▶ _Stated goal_: Each line of the data that includes the string "this" is to be copied out.

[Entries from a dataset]
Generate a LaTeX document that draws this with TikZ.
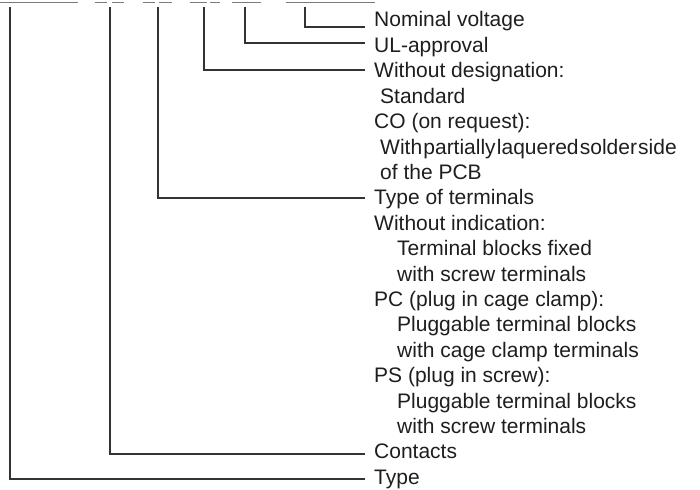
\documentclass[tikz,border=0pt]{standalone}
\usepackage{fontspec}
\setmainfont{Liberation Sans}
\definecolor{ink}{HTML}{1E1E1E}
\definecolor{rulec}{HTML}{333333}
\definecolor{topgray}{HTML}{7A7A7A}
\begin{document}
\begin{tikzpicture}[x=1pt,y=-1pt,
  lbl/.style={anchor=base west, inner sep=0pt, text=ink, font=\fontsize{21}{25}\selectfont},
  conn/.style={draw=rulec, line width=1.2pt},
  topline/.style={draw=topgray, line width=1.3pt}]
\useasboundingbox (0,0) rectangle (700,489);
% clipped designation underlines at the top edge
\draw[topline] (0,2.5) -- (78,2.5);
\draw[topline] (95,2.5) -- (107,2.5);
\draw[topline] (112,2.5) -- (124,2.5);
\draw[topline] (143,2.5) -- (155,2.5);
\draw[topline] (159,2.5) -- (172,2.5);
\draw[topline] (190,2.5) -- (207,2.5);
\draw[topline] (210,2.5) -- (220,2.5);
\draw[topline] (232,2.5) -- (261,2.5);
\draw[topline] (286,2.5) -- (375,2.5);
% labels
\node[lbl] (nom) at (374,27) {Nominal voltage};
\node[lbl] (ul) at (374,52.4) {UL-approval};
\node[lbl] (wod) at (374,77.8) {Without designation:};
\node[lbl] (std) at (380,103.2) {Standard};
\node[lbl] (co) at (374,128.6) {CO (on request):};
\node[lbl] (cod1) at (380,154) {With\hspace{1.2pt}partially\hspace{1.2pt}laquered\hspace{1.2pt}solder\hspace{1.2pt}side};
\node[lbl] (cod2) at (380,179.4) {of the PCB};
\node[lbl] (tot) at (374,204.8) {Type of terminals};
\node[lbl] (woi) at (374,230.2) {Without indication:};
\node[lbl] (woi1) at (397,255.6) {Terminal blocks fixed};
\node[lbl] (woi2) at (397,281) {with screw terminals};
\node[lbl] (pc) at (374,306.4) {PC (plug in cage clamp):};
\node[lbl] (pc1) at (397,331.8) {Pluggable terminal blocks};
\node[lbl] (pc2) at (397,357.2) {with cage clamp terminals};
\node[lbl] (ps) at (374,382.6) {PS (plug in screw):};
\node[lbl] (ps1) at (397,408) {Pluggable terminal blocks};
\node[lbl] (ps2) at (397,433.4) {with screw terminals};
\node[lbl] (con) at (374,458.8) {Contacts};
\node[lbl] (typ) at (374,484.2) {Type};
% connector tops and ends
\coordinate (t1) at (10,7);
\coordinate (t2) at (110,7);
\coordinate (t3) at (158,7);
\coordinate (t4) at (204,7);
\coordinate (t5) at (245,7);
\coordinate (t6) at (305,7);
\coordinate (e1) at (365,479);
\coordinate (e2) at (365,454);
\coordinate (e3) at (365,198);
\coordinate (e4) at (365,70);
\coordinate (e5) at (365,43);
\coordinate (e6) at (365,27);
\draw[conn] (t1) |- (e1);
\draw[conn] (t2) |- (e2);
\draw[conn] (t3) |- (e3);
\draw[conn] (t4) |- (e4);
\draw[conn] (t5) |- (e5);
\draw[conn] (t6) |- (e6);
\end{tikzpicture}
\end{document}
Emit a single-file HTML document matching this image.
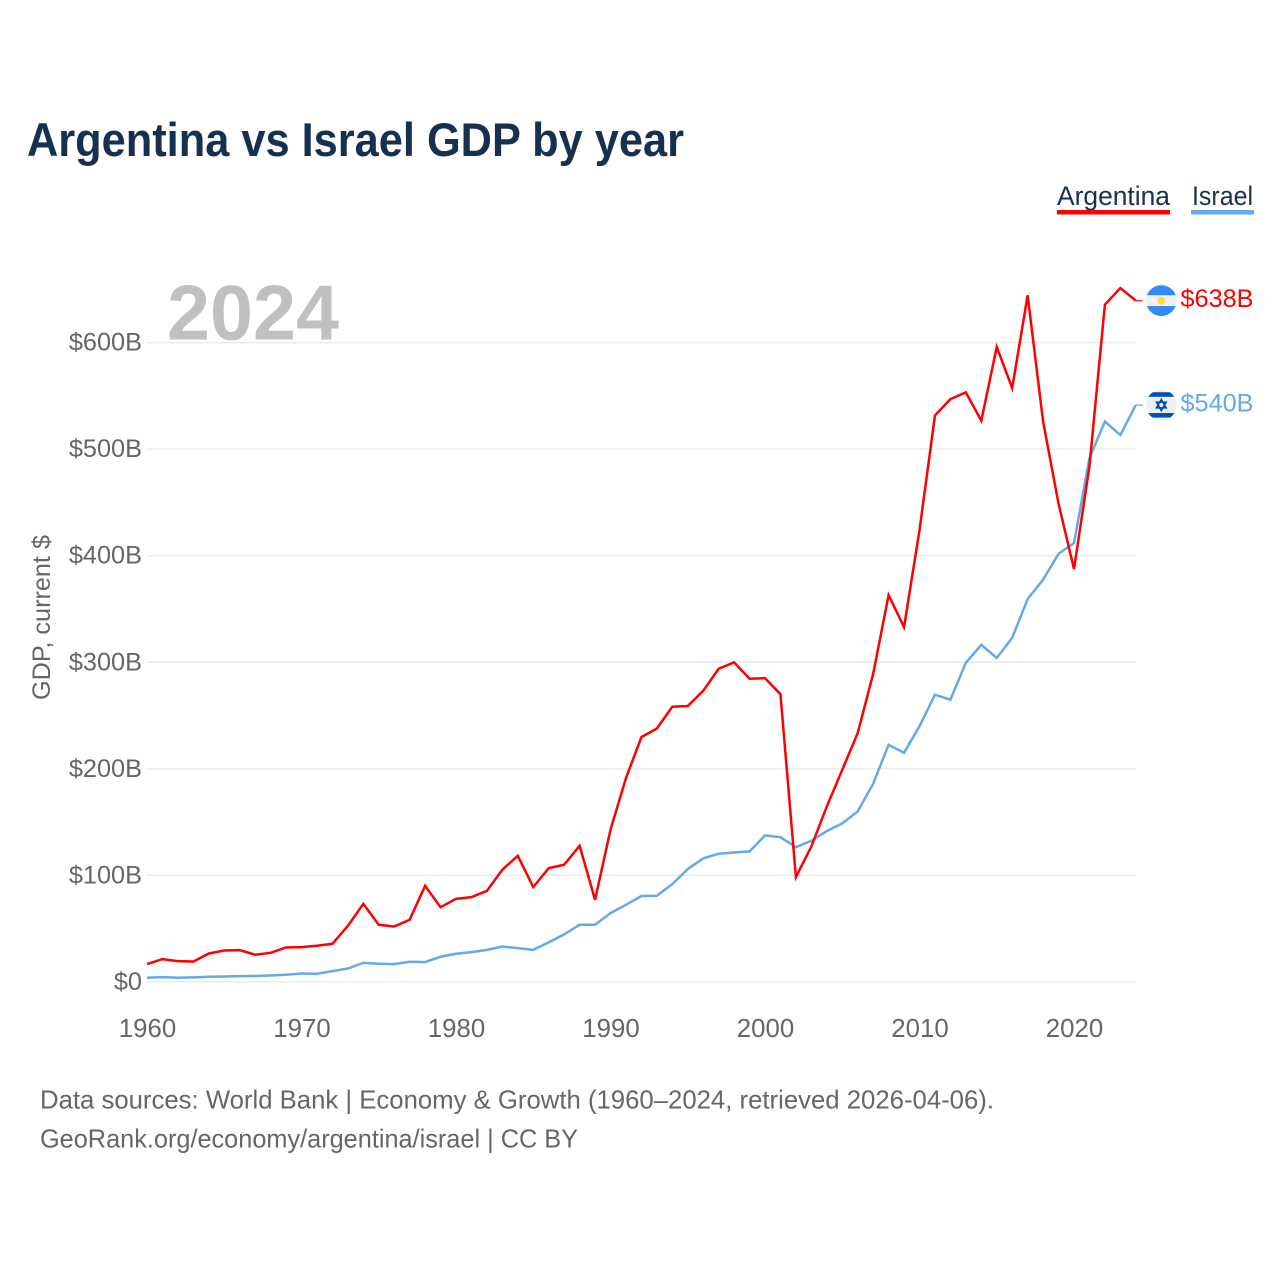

▶ _Exercise response_:
Generate a LaTeX document that draws this with TikZ.
Emit a single-file HTML document matching this image.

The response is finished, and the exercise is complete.